The four sub-services under this category each address a distinct structural challenge. [Retaining walls (concrete block or poured)](https://contractorsplanet.com/?service=concrete&subcat=structural-concrete-work&subsubcat=retaining-walls-concrete-block-or-poured-lead-pric) are engineered assemblies designed to hold back soil, manage grade changes, and prevent erosion — whether you're carving a level yard out of a hillside or protecting a foundation from lateral groundwater pressure. Wall height, drainage design, and footing depth are the critical variables, and walls over 4 feet almost universally require a stamped engineer's drawing before a permit is issued.

[Concrete stairs & steps](https://contractorsplanet.com/?service=concrete&subcat=structural-concrete-work&subsubcat=concrete-stairs-steps-lead-price-2495) cover everything from a simple two-step stoop off a rear door to a multi-flight monolithic staircase at a commercial entrance. IRC Section R311 governs residential stair geometry — riser height 4–7.75 inches, tread depth minimum 10 inches — and many municipalities add their own overlay codes. Properly formed and poured steps with adequate subbase compaction, rebar, and a broom finish will outlast wood or composite alternatives by decades with minimal maintenance.

[Parking pads and RV pads](https://contractorsplanet.com/?service=concrete&subcat=structural-concrete-work&subsubcat=parking-pads-rv-pads-lead-price-2995) are purpose-engineered slabs sized and reinforced to handle the point loads of passenger vehicles (roughly 4,000 lb) up to Class A motorhomes exceeding 30,000 lb. Standard passenger-car pads typically use 4-inch slabs with #3 or #4 rebar on 18-inch centers; RV pads generally require 5–6 inches of concrete with heavier reinforcing and a well-compacted aggregate base of 4–6 inches.
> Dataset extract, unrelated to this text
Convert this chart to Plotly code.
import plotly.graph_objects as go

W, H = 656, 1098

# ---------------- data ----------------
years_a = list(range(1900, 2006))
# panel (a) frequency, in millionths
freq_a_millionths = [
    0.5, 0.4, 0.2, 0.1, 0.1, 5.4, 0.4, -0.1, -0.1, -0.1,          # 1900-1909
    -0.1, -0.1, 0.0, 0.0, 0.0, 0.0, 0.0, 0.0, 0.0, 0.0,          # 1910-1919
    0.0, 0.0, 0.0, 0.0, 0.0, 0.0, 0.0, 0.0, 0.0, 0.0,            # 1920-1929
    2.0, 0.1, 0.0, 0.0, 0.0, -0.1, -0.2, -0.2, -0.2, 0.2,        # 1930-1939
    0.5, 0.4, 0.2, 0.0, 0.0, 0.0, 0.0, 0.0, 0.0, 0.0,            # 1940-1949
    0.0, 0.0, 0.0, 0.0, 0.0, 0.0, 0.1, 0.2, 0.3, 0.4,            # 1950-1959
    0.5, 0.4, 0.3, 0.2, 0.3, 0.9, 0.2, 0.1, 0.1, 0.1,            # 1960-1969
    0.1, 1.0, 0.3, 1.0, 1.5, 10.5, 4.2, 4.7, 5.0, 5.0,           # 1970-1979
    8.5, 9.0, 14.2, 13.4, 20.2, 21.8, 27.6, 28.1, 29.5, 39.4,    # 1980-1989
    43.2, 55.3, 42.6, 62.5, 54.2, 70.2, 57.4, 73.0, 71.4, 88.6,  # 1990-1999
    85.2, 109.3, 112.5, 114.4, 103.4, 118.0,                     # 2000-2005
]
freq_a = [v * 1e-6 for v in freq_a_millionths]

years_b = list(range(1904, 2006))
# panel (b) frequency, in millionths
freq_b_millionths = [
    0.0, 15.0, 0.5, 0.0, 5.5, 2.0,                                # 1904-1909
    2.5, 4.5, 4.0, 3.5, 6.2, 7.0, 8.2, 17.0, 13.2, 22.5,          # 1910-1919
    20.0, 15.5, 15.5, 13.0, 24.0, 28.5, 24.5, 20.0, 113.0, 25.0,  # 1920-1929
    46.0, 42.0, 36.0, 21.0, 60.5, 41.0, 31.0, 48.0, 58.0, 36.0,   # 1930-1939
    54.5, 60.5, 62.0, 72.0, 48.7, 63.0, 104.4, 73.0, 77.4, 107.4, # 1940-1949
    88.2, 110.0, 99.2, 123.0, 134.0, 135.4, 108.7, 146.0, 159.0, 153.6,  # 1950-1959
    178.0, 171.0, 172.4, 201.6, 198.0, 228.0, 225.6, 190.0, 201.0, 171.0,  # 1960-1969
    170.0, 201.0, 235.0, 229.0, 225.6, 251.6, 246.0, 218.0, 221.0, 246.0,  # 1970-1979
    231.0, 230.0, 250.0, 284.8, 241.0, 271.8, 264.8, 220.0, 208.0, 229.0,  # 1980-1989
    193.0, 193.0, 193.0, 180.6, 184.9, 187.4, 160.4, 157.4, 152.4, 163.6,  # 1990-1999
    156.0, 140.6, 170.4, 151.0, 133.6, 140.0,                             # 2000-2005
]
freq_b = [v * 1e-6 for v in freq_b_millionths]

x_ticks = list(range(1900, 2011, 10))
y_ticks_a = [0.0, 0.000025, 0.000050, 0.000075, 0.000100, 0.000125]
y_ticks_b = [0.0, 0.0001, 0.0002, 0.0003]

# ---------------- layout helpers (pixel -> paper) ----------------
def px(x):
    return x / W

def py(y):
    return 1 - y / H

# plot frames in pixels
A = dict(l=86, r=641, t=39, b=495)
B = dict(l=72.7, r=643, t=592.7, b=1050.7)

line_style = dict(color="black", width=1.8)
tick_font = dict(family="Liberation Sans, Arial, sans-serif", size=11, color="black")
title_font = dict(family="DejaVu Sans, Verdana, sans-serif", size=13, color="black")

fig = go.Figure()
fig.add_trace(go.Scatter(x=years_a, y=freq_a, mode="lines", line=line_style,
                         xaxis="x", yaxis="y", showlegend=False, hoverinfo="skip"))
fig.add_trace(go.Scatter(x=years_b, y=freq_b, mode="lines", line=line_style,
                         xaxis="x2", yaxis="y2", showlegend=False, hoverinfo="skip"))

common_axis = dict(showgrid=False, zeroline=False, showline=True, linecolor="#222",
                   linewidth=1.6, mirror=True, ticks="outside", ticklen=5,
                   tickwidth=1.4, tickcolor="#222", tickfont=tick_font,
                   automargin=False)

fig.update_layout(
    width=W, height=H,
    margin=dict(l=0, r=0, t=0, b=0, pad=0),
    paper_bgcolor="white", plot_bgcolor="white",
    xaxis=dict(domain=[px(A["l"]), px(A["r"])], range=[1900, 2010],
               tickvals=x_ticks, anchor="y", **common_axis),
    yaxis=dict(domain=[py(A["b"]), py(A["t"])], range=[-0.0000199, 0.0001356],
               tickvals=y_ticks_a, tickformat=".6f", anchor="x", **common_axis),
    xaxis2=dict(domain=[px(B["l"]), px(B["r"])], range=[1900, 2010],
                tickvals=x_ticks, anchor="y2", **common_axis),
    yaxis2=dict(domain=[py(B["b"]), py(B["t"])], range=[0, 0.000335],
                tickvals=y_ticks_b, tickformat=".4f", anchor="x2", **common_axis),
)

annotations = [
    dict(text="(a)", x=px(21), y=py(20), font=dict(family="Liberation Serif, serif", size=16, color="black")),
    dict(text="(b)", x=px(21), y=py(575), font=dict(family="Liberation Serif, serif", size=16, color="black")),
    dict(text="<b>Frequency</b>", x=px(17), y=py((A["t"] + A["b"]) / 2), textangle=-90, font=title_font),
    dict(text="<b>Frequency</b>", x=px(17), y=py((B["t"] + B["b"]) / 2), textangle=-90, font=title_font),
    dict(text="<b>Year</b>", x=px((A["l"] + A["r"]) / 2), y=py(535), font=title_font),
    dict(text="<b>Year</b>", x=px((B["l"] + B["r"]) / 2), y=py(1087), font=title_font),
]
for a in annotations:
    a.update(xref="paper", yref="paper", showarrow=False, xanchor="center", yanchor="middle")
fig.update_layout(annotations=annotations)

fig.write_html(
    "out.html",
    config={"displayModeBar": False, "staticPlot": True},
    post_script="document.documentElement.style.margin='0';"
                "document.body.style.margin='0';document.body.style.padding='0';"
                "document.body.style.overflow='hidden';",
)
HOA setback rules, storm-water runoff ordinances, and impervious-surface limits in regulated watersheds all affect permitting timelines.
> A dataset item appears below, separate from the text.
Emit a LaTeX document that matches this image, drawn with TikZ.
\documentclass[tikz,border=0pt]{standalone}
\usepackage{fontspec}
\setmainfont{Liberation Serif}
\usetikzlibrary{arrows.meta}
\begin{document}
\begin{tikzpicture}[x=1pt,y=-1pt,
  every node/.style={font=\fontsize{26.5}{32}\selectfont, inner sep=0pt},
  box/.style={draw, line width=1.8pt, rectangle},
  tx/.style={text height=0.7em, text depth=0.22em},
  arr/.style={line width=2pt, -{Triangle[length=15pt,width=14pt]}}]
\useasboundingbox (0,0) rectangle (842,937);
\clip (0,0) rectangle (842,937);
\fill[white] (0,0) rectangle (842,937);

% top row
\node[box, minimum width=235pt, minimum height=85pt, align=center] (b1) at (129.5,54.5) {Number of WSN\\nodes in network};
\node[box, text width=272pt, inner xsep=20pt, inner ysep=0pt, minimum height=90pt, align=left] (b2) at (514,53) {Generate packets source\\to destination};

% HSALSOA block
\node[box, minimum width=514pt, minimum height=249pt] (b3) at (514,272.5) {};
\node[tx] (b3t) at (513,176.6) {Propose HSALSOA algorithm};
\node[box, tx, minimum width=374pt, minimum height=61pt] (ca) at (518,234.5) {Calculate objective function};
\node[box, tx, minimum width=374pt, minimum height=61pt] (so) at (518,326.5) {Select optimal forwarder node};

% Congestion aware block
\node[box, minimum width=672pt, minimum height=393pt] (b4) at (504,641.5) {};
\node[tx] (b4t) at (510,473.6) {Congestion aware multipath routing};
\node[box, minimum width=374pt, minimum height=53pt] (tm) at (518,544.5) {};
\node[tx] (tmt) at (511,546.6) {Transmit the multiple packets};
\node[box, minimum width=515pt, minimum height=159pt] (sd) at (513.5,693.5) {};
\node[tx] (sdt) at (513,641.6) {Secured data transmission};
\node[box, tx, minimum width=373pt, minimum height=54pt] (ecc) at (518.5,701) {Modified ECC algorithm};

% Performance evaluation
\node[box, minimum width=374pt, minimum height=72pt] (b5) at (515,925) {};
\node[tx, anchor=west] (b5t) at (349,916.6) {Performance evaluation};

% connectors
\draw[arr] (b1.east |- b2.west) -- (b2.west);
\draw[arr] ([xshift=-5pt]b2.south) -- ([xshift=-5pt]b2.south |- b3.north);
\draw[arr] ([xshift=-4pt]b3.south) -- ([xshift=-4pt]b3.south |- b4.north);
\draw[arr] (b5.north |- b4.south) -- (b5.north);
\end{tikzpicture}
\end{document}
[Industrial or commercial flooring](https://contractorsplanet.com/?service=concrete&subcat=structural-concrete-work&subsubcat=industrial-or-commercial-flooring-lead-price-4495l) addresses the high-performance slab needs of warehouses, manufacturing plants, retail big-box spaces, and food-processing facilities. Specifications here often call for post-tensioned or fiber-reinforced concrete, FM-2 or better surface flatness tolerances (measured by F-number systems per ASTM E1155), chemical-resistant toppings, and saw-cut joint patterns engineered to control shrinkage cracking. Projects in this tier are routinely governed by OSHA flooring standards, local fire-marshal requirements, and — for food facilities — FDA 21 CFR Part 110 hygienic-surface rules.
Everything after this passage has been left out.